From the Editors

The new divide

When BMW announced at the beginning of August that it is to spend more than one billion euros constructing a new factory on a greenfield site close to Debrecen in Hungary, it announced what is likely to be the biggest single foreign direct investment anywhere in emerging Europe this year.

While BMW made all the right noises about plenty of skilled, qualified personnel being readily available in the area (and talent is undoubtedly crucial), top of the German giant’s list for choosing Debrecen was its outstanding infrastructure and logistics connections.

Hungary may have its problems – an increasingly autocratic prime minister who now talks of exporting illiberal democracy to the rest of Europe is not the least of them – but its road infrastructure is the envy of emerging Europe (and beyond). A look at the map is proof enough: motorways fan out from the capital, Budapest, in every direction, including to Debrecen in the east of the country.

When it comes to infrastructure, the rest of our region is playing catch up; only the Czech Republic and Slovenia come close to matching Hungary. No wonder BMW looked no further east than Debrecen. No matter how talented the workforce in neighbouring Romania might be, most of the country lacks motorways. Earlier this year the country’s Minister of Labour Olguţa Vasilescu suggested that the reason large firms avoid investing in northeast Romania (the poorest part of the country) was because there are no motorways there. No shit, Sherlock!

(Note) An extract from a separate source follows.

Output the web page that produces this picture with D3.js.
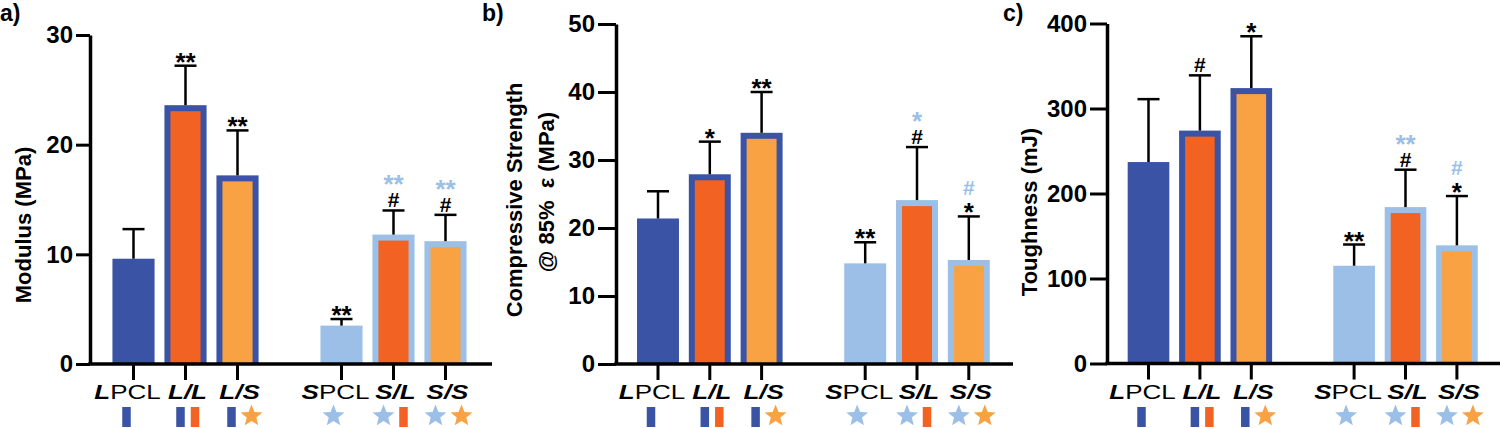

The further east in our region you go, the worse it gets. Even Poland, the largest economy in emerging Europe, has only recently got its act together, although the spurt of motorway construction kick-started by the country hosting the European football championships in 2012 has now slowed.

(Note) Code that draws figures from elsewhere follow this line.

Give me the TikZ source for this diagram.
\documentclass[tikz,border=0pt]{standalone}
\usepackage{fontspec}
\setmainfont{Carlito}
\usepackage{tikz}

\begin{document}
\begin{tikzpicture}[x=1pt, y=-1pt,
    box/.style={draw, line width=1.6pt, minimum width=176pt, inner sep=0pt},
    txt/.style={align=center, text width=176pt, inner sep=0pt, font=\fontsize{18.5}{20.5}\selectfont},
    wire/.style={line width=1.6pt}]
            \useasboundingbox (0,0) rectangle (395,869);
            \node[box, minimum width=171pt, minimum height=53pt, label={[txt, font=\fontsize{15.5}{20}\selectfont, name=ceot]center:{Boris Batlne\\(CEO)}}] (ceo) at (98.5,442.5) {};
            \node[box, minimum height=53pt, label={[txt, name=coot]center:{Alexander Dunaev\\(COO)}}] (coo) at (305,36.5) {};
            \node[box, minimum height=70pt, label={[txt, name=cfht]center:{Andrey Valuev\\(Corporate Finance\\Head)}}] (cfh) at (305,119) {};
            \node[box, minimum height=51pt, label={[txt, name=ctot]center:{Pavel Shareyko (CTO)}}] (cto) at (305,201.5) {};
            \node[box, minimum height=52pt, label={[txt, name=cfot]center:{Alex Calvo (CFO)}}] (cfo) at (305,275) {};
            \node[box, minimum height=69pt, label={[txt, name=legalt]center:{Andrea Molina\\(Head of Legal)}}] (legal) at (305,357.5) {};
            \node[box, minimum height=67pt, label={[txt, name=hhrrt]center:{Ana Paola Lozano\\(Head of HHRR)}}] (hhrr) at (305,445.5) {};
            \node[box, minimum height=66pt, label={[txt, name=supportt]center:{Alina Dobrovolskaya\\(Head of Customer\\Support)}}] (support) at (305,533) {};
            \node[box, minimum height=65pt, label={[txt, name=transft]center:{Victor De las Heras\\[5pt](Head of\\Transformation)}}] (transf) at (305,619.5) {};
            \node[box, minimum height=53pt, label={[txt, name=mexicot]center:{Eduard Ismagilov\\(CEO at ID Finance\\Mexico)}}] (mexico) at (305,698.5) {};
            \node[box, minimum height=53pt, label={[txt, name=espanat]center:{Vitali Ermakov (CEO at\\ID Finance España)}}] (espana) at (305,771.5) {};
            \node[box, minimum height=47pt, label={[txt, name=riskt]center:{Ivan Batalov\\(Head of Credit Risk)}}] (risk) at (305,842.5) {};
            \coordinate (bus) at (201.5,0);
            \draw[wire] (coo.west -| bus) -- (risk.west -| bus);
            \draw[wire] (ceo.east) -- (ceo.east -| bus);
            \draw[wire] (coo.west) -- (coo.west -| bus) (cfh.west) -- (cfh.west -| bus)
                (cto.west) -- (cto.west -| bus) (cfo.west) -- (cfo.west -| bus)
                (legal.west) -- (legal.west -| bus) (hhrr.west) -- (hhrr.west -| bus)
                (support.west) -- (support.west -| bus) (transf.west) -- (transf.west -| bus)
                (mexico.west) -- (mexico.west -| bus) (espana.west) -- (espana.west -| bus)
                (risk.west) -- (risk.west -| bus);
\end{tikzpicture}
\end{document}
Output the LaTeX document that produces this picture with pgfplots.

Even the Baltic states – otherwise emerging European champions at just about everything – have roads which are often less than decent. Of the roads in Belarus, Moldova and all points east, the less said the better.

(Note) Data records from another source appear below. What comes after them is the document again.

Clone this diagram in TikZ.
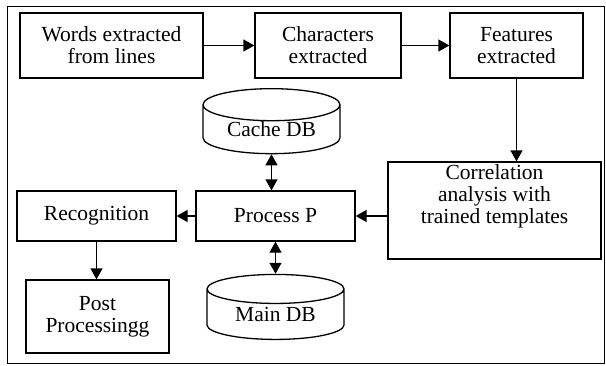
\documentclass[tikz,border=0pt]{standalone}
\usepackage{fontspec}
\setmainfont{Liberation Serif}
\usepackage{tikz}
\usetikzlibrary{arrows.meta,shapes.geometric}

\begin{document}
\begin{tikzpicture}[x=1pt, y=-1pt, line width=1.3pt,
  every node/.style={align=center, inner sep=0pt, font=\fontsize{21.5}{22}\selectfont},
  box/.style={draw, rectangle},
  db/.style={draw, cylinder, shape border rotate=90, aspect=0.36},
  link/.style={-{Triangle[length=11pt, width=12pt]}},
  dlink/.style={{Triangle[length=11pt, width=12pt]}-{Triangle[length=11pt, width=12pt]}}]
  \useasboundingbox (0,0) rectangle (606,365);
  \draw[line width=1pt] (7,6) rectangle (604,363);
  \node (words) [box, minimum width=183pt, minimum height=65pt] at (111.5, 45.5) {Words extracted\\from lines};
  \node (chars) [box, minimum width=146pt, minimum height=65pt] at (328, 45.5) {Characters\\extracted};
  \node (feats) [box, minimum width=133pt, minimum height=65pt] at (516.5, 45.5) {Features\\extracted};
  \node (corr) [box, minimum width=213pt, minimum height=97pt] at (494.5, 210.5) {Correlation\\analysis with\\trained templates\\[10pt]};
  \node (cache) [db, minimum width=137pt, minimum height=65pt] at (271.5, 129.5) {Cache DB};
  \node (proc) [box, minimum width=159pt, minimum height=50pt] at (275.5, 216) {Process P};
  \node (recog) [box, minimum width=159pt, minimum height=50pt] at (96.5, 216) {Recognition};
  \node (post) [box, minimum width=143pt, minimum height=73pt] at (97.5, 316.5) {Post\\Processingg};
  \node (main) [db, minimum width=137pt, minimum height=65pt] at (275.5, 314.5) {Main DB};
  \draw[link] (words) -- (chars);
  \draw[link] (chars) -- (feats);
  \draw[link] (feats.south) -- (feats.south |- corr.north);
  \draw[link] (corr.west |- proc) -- (proc.east);
  \draw[link] (proc) -- (recog);
  \draw[link] (recog.south) -- (recog.south |- post.north);
  \draw[dlink] (cache.south) -- (cache.south |- proc.north);
  \draw[dlink] (proc.south -| main.north) -- (main.north);
\end{tikzpicture}
\end{document}
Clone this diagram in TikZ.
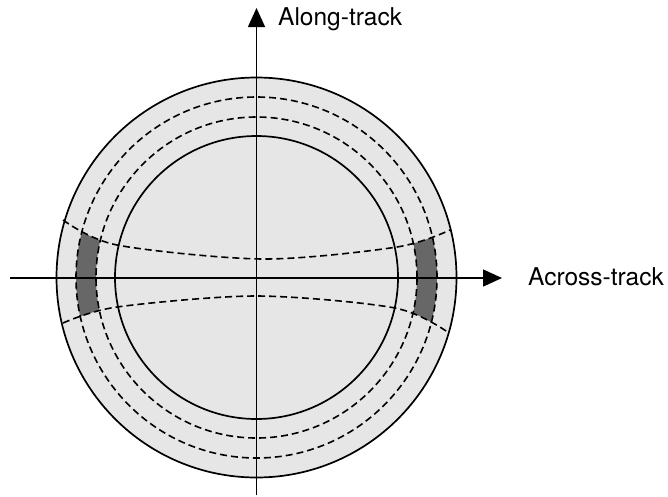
\documentclass[tikz,border=0pt]{standalone}
\usepackage{fontspec}
\setmainfont{TeX Gyre Heros}
\usetikzlibrary{arrows.meta}
\definecolor{disk}{HTML}{E6E6E6}
\definecolor{patch}{HTML}{676767}
\tikzset{
  solidline/.style={line width=1.7pt, black},
  dashline/.style={line width=1.6pt, black, dash pattern=on 7pt off 4pt},
  axisline/.style={line width=1.4pt, black, -{Triangle[length=19pt,width=17pt]}},
  lbl/.style={font=\fontsize{24.5}{29}\selectfont, inner sep=0pt}
}
\begin{document}
\begin{tikzpicture}[x=1pt,y=-1pt]
\useasboundingbox (0,0) rectangle (668,496);
\coordinate (c) at (256.5,277.5);
% disk
\fill[disk] (c) circle[radius=200pt];
% patches
\begin{scope}
\clip plot[smooth] coordinates {(40,205) (63,220) (117,245) (263,259) (397,247) (450,230) (470,222)}
   -- plot[smooth] coordinates {(470,345) (449,333) (395,308) (257,296) (117,307) (63,323) (40,330)} -- cycle;
\fill[patch, even odd rule] (c) circle[radius=180.5pt] (c) circle[radius=160.5pt];
\end{scope}
% dashed circles
\draw[dashline] (c) circle[radius=180.5pt];
\draw[dashline] (c) circle[radius=160.5pt];
% swath curves
\draw[dashline] plot[smooth] coordinates {(63,220) (117,245) (263,259) (397,247) (450,230)};
\draw[dashline] plot[smooth] coordinates {(63,323) (117,307) (257,296) (395,308) (449,333)};
% solid circles
\draw[solidline] (c) circle[radius=200pt];
\draw[solidline] (c) circle[radius=141.5pt];
% axes
\coordinate (xs) at (10,278);
\coordinate (xe) at (502,278);
\coordinate (ys) at (256.5,495);
\coordinate (ye) at (256.5,8);
\draw[axisline] (xs) -- (xe);
\draw[axisline] (ys) -- (ye);
% labels
\node[lbl, anchor=base west] (along) at (278,25) {Along-track};
\node[lbl, anchor=base west] (across) at (528,285) {Across-track};
\end{tikzpicture}
\end{document}
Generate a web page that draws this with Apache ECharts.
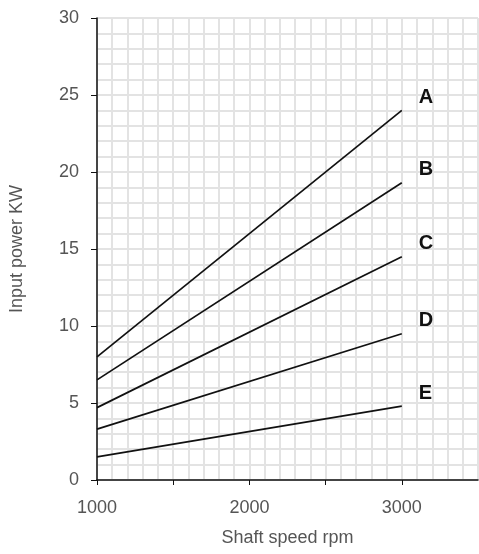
<!DOCTYPE html>
<html>
<head>
<meta charset="utf-8">
<script src="https://cdn.jsdelivr.net/npm/echarts@6/dist/echarts.min.js"></script>
<style>
  html, body { margin: 0; padding: 0; background: #fff; }
  #chart { width: 479px; height: 554px; }
</style>
</head>
<body>
<div id="chart"></div>
<script>
  // shaft speed (rpm) at the two ends of each line
  var speeds = [1000, 3000];
  var names = ['A', 'B', 'C', 'D', 'E'];
  // input power (kW) at 1000 and 3000 rpm
  var lineA = [8.0, 24.0];
  var lineB = [6.5, 19.3];
  var lineC = [4.7, 14.5];
  var lineD = [3.3, 9.5];
  var lineE = [1.5, 4.8];
  var xLabels = [1000, 2000, 3000];

  var font = 'Liberation Sans, Arial, sans-serif';
  var values = [lineA, lineB, lineC, lineD, lineE];
  var series = [];
  for (var i = 0; i < names.length; i++) {
    var pts = [];
    for (var j = 0; j < speeds.length; j++) pts.push([speeds[j], values[i][j]]);
    series.push({
      name: names[i],
      type: 'line',
      data: pts,
      symbol: 'none',
      silent: true,
      lineStyle: { color: '#111', width: 1.7 },
      endLabel: {
        show: true,
        formatter: names[i],
        offset: [9, -13],
        color: '#111',
        fontSize: 20,
        fontWeight: 'bold',
        fontFamily: font
      }
    });
  }

  var chart = echarts.init(document.getElementById('chart'));
  chart.setOption({
    animation: false,
    backgroundColor: '#fff',
    grid: { left: 97, right: 1, top: 18, bottom: 74 },
    xAxis: {
      type: 'value',
      min: 1000, max: 3500, interval: 500,
      name: 'Shaft speed rpm',
      nameLocation: 'middle',
      nameGap: 49,
      nameTextStyle: { color: '#555', fontSize: 18, fontFamily: font },
      axisLine: { show: true, lineStyle: { color: '#111', width: 1.5 } },
      axisTick: { show: true, length: 5, lineStyle: { color: '#111' } },
      axisLabel: {
        color: '#555', fontSize: 18, margin: 19,
        fontFamily: font,
        showMaxLabel: false,
        formatter: function (v) { return xLabels.indexOf(v) >= 0 ? String(v) : ''; }
      },
      splitLine: { show: true, lineStyle: { color: '#e3e3e3', width: 2 } },
      minorTick: { show: false, splitNumber: 5 },
      minorSplitLine: { show: true, lineStyle: { color: '#e3e3e3', width: 2 } }
    },
    yAxis: {
      type: 'value',
      min: 0, max: 30, interval: 5,
      name: 'Input power KW',
      nameLocation: 'middle',
      nameGap: 71,
      nameTextStyle: { color: '#555', fontSize: 18, fontFamily: font },
      axisLine: { show: true, lineStyle: { color: '#111', width: 1.5 } },
      axisTick: { show: true, length: 6, lineStyle: { color: '#111' } },
      axisLabel: { color: '#555', fontSize: 18, margin: 18, fontFamily: font },
      splitLine: { show: true, lineStyle: { color: '#e3e3e3', width: 2 } },
      minorTick: { show: false, splitNumber: 5 },
      minorSplitLine: { show: true, lineStyle: { color: '#e3e3e3', width: 2 } }
    },
    series: series
  });
</script>
</body>
</html>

Hungary’s motorways, most of which were built between 2000 and 2010, came at great cost: the country spent far more on them than it could afford. Towards the end of the decade the centre-left government led by the MSZP had to make deep cuts to the budget elsewhere to prevent a crippling recession: cuts which cost it key support. It could be argued that the party has never recovered. Construction of the motorways was also riddled with accusations of corruption, which did not help the ruling party at the time.

Those Hungarians who have directly benefitted from construction of the motorways will say it was a price worth paying. And there are millions of them. Hungary is richer and more prosperous for having them: BMW is just the latest in a long line of foreign (and domestic) investors who have made a safe bet.

With the vast majority of companies across the world now working on the principle of ‘just in time’, parts, produce and goods need to be moved quickly and without delay. Even the most efficient logistics companies can only work with what they have. Hungary offers them assurance.

The rest of the region needs to take notes. Having removed one iron curtain less than three decades ago a new divide now threatens to fall across the region: this time based on infrastructure.

Those countries which find themselves on the wrong side could be left behind.